» **Aim of the exercise**
Please retype the data in full and exactly; the pictures are not part of the copy.

────────────────────────────────────────

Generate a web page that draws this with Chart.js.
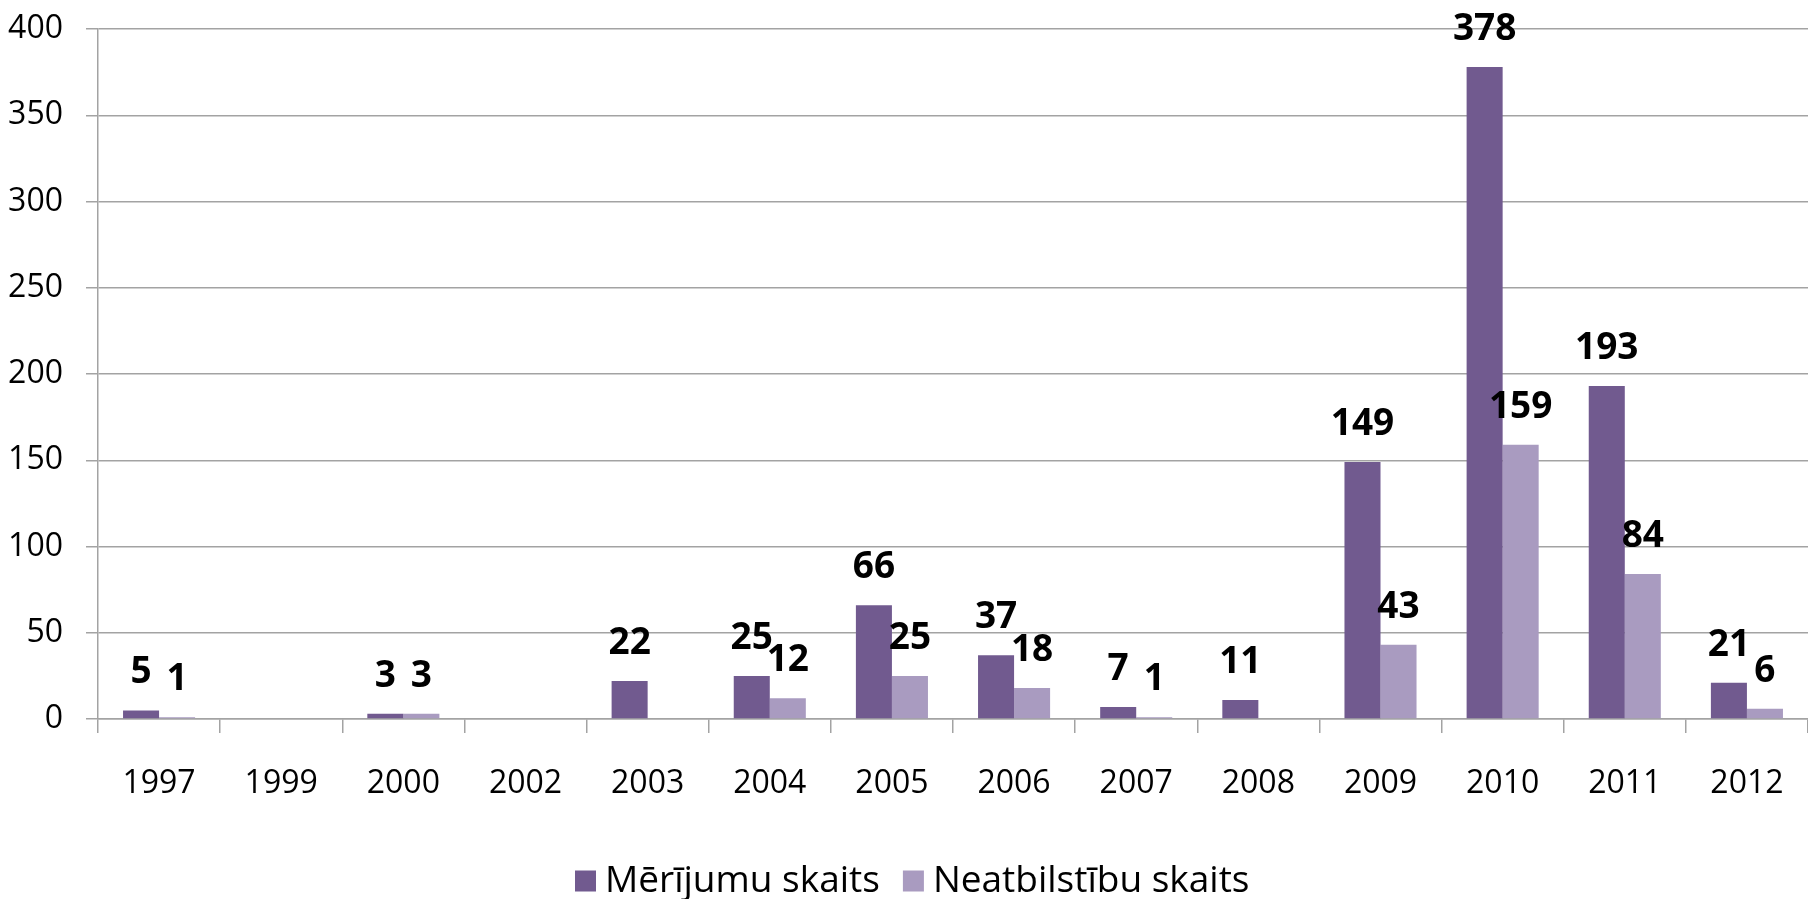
<!DOCTYPE html>
<html>
<head>
<meta charset="utf-8">
<script src="https://cdn.jsdelivr.net/npm/chart.js@4.4.0/dist/chart.umd.min.js"></script>
<style>
  html, body { margin: 0; padding: 0; background: #fff; }
  #wrap { width: 1808px; height: 899px; position: relative; }
</style>
</head>
<body>
<div id="wrap"><canvas id="chart"></canvas></div>
<script>
// dati no attēla
const gadi = ['1997', '1999', '2000', '2002', '2003', '2004', '2005', '2006', '2007', '2008', '2009', '2010', '2011', '2012'];
const merijumi = [5, null, 3, null, 22, 25, 66, 37, 7, 11, 149, 378, 193, 21];
const neatbilstibas = [1, null, 3, null, null, 12, 25, 18, 1, null, 43, 159, 84, 6];
const yTicks = [0, 50, 100, 150, 200, 250, 300, 350, 400];

const krasas = {
    tumsa: '#715A8F',
    gaisa: '#A99BC0',
    rezgis: '#a3a3a3',
    teksts: '#000000'
};

const FONT = "'Open Sans', 'DejaVu Sans', sans-serif";

// vērtību uzraksti virs stabiņiem
const vertibuUzraksti = {
    id: 'vertibuUzraksti',
    afterDatasetsDraw(chart) {
        const ctx = chart.ctx;
        ctx.save();
        ctx.font = 'bold 37px ' + FONT;
        ctx.fillStyle = krasas.teksts;
        ctx.textAlign = 'center';
        ctx.textBaseline = 'alphabetic';
        chart.data.datasets.forEach((ds, i) => {
            const meta = chart.getDatasetMeta(i);
            meta.data.forEach((el, j) => {
                const v = ds.data[j];
                if (v === null || v === undefined) return;
                ctx.fillText(String(v), el.x, el.y - 27);
            });
        });
        ctx.restore();
    }
};

// leģenda apakšā
const legenda = {
    id: 'legenda',
    afterDraw(chart) {
        const ctx = chart.ctx;
        ctx.save();
        ctx.font = '37px ' + FONT;
        ctx.textBaseline = 'middle';
        ctx.textAlign = 'left';
        const yc = 881;
        const kaste = 21;
        let x = 575;
        chart.data.datasets.forEach(ds => {
            ctx.fillStyle = ds.backgroundColor;
            ctx.fillRect(x, yc - kaste / 2, kaste, kaste);
            x += kaste + 9;
            ctx.fillStyle = '#000';
            ctx.fillText(ds.label, x, yc);
            x += ctx.measureText(ds.label).width + 23;
        });
        ctx.restore();
    }
};

new Chart(document.getElementById('chart').getContext('2d'), {
    type: 'bar',
    data: {
        labels: gadi,
        datasets: [
            {
                label: 'Mērījumu skaits',
                data: merijumi,
                backgroundColor: krasas.tumsa,
                borderWidth: 0,
                categoryPercentage: 0.59,
                barPercentage: 1
            },
            {
                label: 'Neatbilstību skaits',
                data: neatbilstibas,
                backgroundColor: krasas.gaisa,
                borderWidth: 0,
                categoryPercentage: 0.59,
                barPercentage: 1
            }
        ]
    },
    options: {
        responsive: true,
        maintainAspectRatio: false,
        animation: false,
        layout: { padding: { top: 29, right: 0, left: 0, bottom: 0 } },
        plugins: {
            legend: { display: false },
            tooltip: { enabled: false }
        },
        scales: {
            y: {
                min: 0,
                max: 400,
                afterFit: function(scale) {
                    scale.width = 98;
                    scale.paddingTop = 0;
                    scale.paddingBottom = 0;
                },
                afterBuildTicks: function(scale) {
                    scale.ticks = yTicks.map(v => ({ value: v }));
                },
                ticks: {
                    color: '#000',
                    padding: 23,
                    font: { family: FONT, size: 32 }
                },
                grid: {
                    color: krasas.rezgis,
                    lineWidth: 1.5,
                    tickLength: 12
                },
                border: { display: true, color: krasas.rezgis, width: 1.5 }
            },
            x: {
                afterFit: function(scale) {
                    scale.height = 180;
                    scale.paddingLeft = 0;
                    scale.paddingRight = 0;
                },
                ticks: {
                    color: '#000',
                    padding: 32,
                    autoSkip: false,
                    maxRotation: 0,
                    font: { family: FONT, size: 32 }
                },
                grid: {
                    offset: true,
                    drawOnChartArea: false,
                    color: krasas.rezgis,
                    lineWidth: 1.5,
                    tickLength: 14
                },
                border: { display: true, color: krasas.rezgis, width: 1.5 }
            }
        }
    },
    plugins: [vertibuUzraksti, legenda]
});
</script>
</body>
</html>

────────────────────────────────────────

» **Correct answer**
Generate a web page that draws this with Chart.js.
<!DOCTYPE html>
<html>
<head>
<meta charset="utf-8">
<script src="https://cdn.jsdelivr.net/npm/chart.js@4.4.0/dist/chart.umd.min.js"></script>
<style>
  html, body { margin: 0; padding: 0; background: #fff; }
  #wrap { width: 1808px; height: 899px; position: relative; }
</style>
</head>
<body>
<div id="wrap"><canvas id="chart"></canvas></div>
<script>
// dati no attēla
const gadi = ['1997', '1999', '2000', '2002', '2003', '2004', '2005', '2006', '2007', '2008', '2009', '2010', '2011', '2012'];
const merijumi = [5, null, 3, null, 22, 25, 66, 37, 7, 11, 149, 378, 193, 21];
const neatbilstibas = [1, null, 3, null, null, 12, 25, 18, 1, null, 43, 159, 84, 6];
const yTicks = [0, 50, 100, 150, 200, 250, 300, 350, 400];

const krasas = {
    tumsa: '#715A8F',
    gaisa: '#A99BC0',
    rezgis: '#a3a3a3',
    teksts: '#000000'
};

const FONT = "'Open Sans', 'DejaVu Sans', sans-serif";

// vērtību uzraksti virs stabiņiem
const vertibuUzraksti = {
    id: 'vertibuUzraksti',
    afterDatasetsDraw(chart) {
        const ctx = chart.ctx;
        ctx.save();
        ctx.font = 'bold 37px ' + FONT;
        ctx.fillStyle = krasas.teksts;
        ctx.textAlign = 'center';
        ctx.textBaseline = 'alphabetic';
        chart.data.datasets.forEach((ds, i) => {
            const meta = chart.getDatasetMeta(i);
            meta.data.forEach((el, j) => {
                const v = ds.data[j];
                if (v === null || v === undefined) return;
                ctx.fillText(String(v), el.x, el.y - 27);
            });
        });
        ctx.restore();
    }
};

// leģenda apakšā
const legenda = {
    id: 'legenda',
    afterDraw(chart) {
        const ctx = chart.ctx;
        ctx.save();
        ctx.font = '37px ' + FONT;
        ctx.textBaseline = 'middle';
        ctx.textAlign = 'left';
        const yc = 881;
        const kaste = 21;
        let x = 575;
        chart.data.datasets.forEach(ds => {
            ctx.fillStyle = ds.backgroundColor;
            ctx.fillRect(x, yc - kaste / 2, kaste, kaste);
            x += kaste + 9;
            ctx.fillStyle = '#000';
            ctx.fillText(ds.label, x, yc);
            x += ctx.measureText(ds.label).width + 23;
        });
        ctx.restore();
    }
};

new Chart(document.getElementById('chart').getContext('2d'), {
    type: 'bar',
    data: {
        labels: gadi,
        datasets: [
            {
                label: 'Mērījumu skaits',
                data: merijumi,
                backgroundColor: krasas.tumsa,
                borderWidth: 0,
                categoryPercentage: 0.59,
                barPercentage: 1
            },
            {
                label: 'Neatbilstību skaits',
                data: neatbilstibas,
                backgroundColor: krasas.gaisa,
                borderWidth: 0,
                categoryPercentage: 0.59,
                barPercentage: 1
            }
        ]
    },
    options: {
        responsive: true,
        maintainAspectRatio: false,
        animation: false,
        layout: { padding: { top: 29, right: 0, left: 0, bottom: 0 } },
        plugins: {
            legend: { display: false },
            tooltip: { enabled: false }
        },
        scales: {
            y: {
                min: 0,
                max: 400,
                afterFit: function(scale) {
                    scale.width = 98;
                    scale.paddingTop = 0;
                    scale.paddingBottom = 0;
                },
                afterBuildTicks: function(scale) {
                    scale.ticks = yTicks.map(v => ({ value: v }));
                },
                ticks: {
                    color: '#000',
                    padding: 23,
                    font: { family: FONT, size: 32 }
                },
                grid: {
                    color: krasas.rezgis,
                    lineWidth: 1.5,
                    tickLength: 12
                },
                border: { display: true, color: krasas.rezgis, width: 1.5 }
            },
            x: {
                afterFit: function(scale) {
                    scale.height = 180;
                    scale.paddingLeft = 0;
                    scale.paddingRight = 0;
                },
                ticks: {
                    color: '#000',
                    padding: 32,
                    autoSkip: false,
                    maxRotation: 0,
                    font: { family: FONT, size: 32 }
                },
                grid: {
                    offset: true,
                    drawOnChartArea: false,
                    color: krasas.rezgis,
                    lineWidth: 1.5,
                    tickLength: 14
                },
                border: { display: true, color: krasas.rezgis, width: 1.5 }
            }
        }
    },
    plugins: [vertibuUzraksti, legenda]
});
</script>
</body>
</html>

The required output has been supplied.